> _Short problem_
Transcribe all of the material exactly. Any picture in it should be left out.

> _Data extract_
#####

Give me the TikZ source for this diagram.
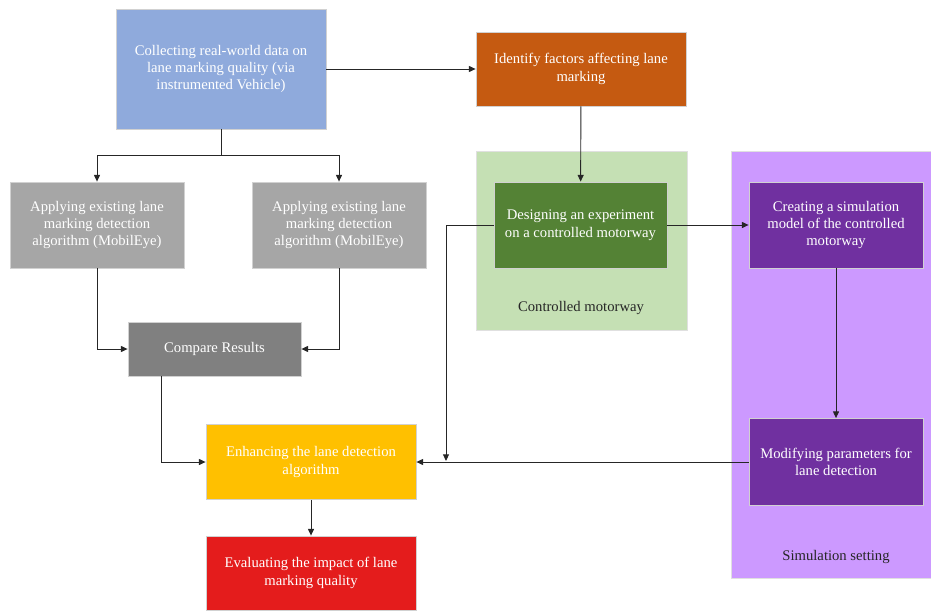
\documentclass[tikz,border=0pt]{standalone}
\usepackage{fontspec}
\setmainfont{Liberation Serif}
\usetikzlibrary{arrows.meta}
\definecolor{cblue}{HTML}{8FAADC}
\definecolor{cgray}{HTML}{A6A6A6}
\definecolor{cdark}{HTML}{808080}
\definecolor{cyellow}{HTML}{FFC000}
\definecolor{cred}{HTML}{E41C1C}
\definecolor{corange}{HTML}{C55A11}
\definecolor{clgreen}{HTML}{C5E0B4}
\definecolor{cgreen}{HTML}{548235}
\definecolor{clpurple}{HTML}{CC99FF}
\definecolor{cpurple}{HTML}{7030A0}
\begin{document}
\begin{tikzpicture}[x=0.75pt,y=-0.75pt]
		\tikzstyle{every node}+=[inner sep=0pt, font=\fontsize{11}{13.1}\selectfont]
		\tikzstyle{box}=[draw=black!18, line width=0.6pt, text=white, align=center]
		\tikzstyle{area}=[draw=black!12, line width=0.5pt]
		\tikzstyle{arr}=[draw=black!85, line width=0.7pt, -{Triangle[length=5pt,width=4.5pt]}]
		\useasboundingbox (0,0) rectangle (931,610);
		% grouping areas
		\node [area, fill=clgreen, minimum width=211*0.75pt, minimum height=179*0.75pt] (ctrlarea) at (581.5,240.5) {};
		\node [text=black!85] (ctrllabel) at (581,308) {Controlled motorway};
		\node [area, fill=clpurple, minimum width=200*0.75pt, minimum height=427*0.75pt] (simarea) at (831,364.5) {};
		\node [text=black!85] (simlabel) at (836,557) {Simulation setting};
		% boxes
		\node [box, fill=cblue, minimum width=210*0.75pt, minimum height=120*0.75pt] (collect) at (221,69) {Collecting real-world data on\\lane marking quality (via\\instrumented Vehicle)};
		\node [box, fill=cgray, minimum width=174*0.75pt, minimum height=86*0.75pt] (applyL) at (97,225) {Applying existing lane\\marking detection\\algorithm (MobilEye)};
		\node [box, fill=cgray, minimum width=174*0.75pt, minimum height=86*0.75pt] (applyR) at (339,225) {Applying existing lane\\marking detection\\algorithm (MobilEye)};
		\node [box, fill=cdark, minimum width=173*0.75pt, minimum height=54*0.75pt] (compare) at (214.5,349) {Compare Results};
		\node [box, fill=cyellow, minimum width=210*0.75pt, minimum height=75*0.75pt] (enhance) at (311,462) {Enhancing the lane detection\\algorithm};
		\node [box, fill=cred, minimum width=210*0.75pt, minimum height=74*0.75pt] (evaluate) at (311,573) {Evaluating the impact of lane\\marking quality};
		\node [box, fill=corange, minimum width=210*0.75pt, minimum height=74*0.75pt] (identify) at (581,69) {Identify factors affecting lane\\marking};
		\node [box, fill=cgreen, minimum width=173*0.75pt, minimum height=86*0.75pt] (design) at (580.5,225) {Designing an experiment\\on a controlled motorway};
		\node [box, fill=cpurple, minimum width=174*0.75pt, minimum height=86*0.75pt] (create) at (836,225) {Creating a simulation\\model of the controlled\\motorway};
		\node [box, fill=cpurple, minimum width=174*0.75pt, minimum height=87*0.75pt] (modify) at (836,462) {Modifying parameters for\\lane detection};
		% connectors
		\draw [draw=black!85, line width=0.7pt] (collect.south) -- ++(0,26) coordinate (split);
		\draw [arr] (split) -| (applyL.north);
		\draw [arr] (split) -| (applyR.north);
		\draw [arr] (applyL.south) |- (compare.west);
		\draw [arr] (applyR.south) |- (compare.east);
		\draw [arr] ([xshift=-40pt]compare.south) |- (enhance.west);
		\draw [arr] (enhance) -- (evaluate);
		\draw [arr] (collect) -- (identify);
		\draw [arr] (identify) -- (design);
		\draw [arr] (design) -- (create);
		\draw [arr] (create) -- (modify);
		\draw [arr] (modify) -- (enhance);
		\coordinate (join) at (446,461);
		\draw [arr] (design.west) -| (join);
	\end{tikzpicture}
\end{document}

#####

> _Output of the exercise_
Give me the TikZ source for this diagram.
\documentclass[tikz,border=0pt]{standalone}
\usepackage{fontspec}
\setmainfont{Liberation Serif}
\usetikzlibrary{arrows.meta}
\definecolor{cblue}{HTML}{8FAADC}
\definecolor{cgray}{HTML}{A6A6A6}
\definecolor{cdark}{HTML}{808080}
\definecolor{cyellow}{HTML}{FFC000}
\definecolor{cred}{HTML}{E41C1C}
\definecolor{corange}{HTML}{C55A11}
\definecolor{clgreen}{HTML}{C5E0B4}
\definecolor{cgreen}{HTML}{548235}
\definecolor{clpurple}{HTML}{CC99FF}
\definecolor{cpurple}{HTML}{7030A0}
\begin{document}
\begin{tikzpicture}[x=0.75pt,y=-0.75pt]
		\tikzstyle{every node}+=[inner sep=0pt, font=\fontsize{11}{13.1}\selectfont]
		\tikzstyle{box}=[draw=black!18, line width=0.6pt, text=white, align=center]
		\tikzstyle{area}=[draw=black!12, line width=0.5pt]
		\tikzstyle{arr}=[draw=black!85, line width=0.7pt, -{Triangle[length=5pt,width=4.5pt]}]
		\useasboundingbox (0,0) rectangle (931,610);
		% grouping areas
		\node [area, fill=clgreen, minimum width=211*0.75pt, minimum height=179*0.75pt] (ctrlarea) at (581.5,240.5) {};
		\node [text=black!85] (ctrllabel) at (581,308) {Controlled motorway};
		\node [area, fill=clpurple, minimum width=200*0.75pt, minimum height=427*0.75pt] (simarea) at (831,364.5) {};
		\node [text=black!85] (simlabel) at (836,557) {Simulation setting};
		% boxes
		\node [box, fill=cblue, minimum width=210*0.75pt, minimum height=120*0.75pt] (collect) at (221,69) {Collecting real-world data on\\lane marking quality (via\\instrumented Vehicle)};
		\node [box, fill=cgray, minimum width=174*0.75pt, minimum height=86*0.75pt] (applyL) at (97,225) {Applying existing lane\\marking detection\\algorithm (MobilEye)};
		\node [box, fill=cgray, minimum width=174*0.75pt, minimum height=86*0.75pt] (applyR) at (339,225) {Applying existing lane\\marking detection\\algorithm (MobilEye)};
		\node [box, fill=cdark, minimum width=173*0.75pt, minimum height=54*0.75pt] (compare) at (214.5,349) {Compare Results};
		\node [box, fill=cyellow, minimum width=210*0.75pt, minimum height=75*0.75pt] (enhance) at (311,462) {Enhancing the lane detection\\algorithm};
		\node [box, fill=cred, minimum width=210*0.75pt, minimum height=74*0.75pt] (evaluate) at (311,573) {Evaluating the impact of lane\\marking quality};
		\node [box, fill=corange, minimum width=210*0.75pt, minimum height=74*0.75pt] (identify) at (581,69) {Identify factors affecting lane\\marking};
		\node [box, fill=cgreen, minimum width=173*0.75pt, minimum height=86*0.75pt] (design) at (580.5,225) {Designing an experiment\\on a controlled motorway};
		\node [box, fill=cpurple, minimum width=174*0.75pt, minimum height=86*0.75pt] (create) at (836,225) {Creating a simulation\\model of the controlled\\motorway};
		\node [box, fill=cpurple, minimum width=174*0.75pt, minimum height=87*0.75pt] (modify) at (836,462) {Modifying parameters for\\lane detection};
		% connectors
		\draw [draw=black!85, line width=0.7pt] (collect.south) -- ++(0,26) coordinate (split);
		\draw [arr] (split) -| (applyL.north);
		\draw [arr] (split) -| (applyR.north);
		\draw [arr] (applyL.south) |- (compare.west);
		\draw [arr] (applyR.south) |- (compare.east);
		\draw [arr] ([xshift=-40pt]compare.south) |- (enhance.west);
		\draw [arr] (enhance) -- (evaluate);
		\draw [arr] (collect) -- (identify);
		\draw [arr] (identify) -- (design);
		\draw [arr] (design) -- (create);
		\draw [arr] (create) -- (modify);
		\draw [arr] (modify) -- (enhance);
		\coordinate (join) at (446,461);
		\draw [arr] (design.west) -| (join);
	\end{tikzpicture}
\end{document}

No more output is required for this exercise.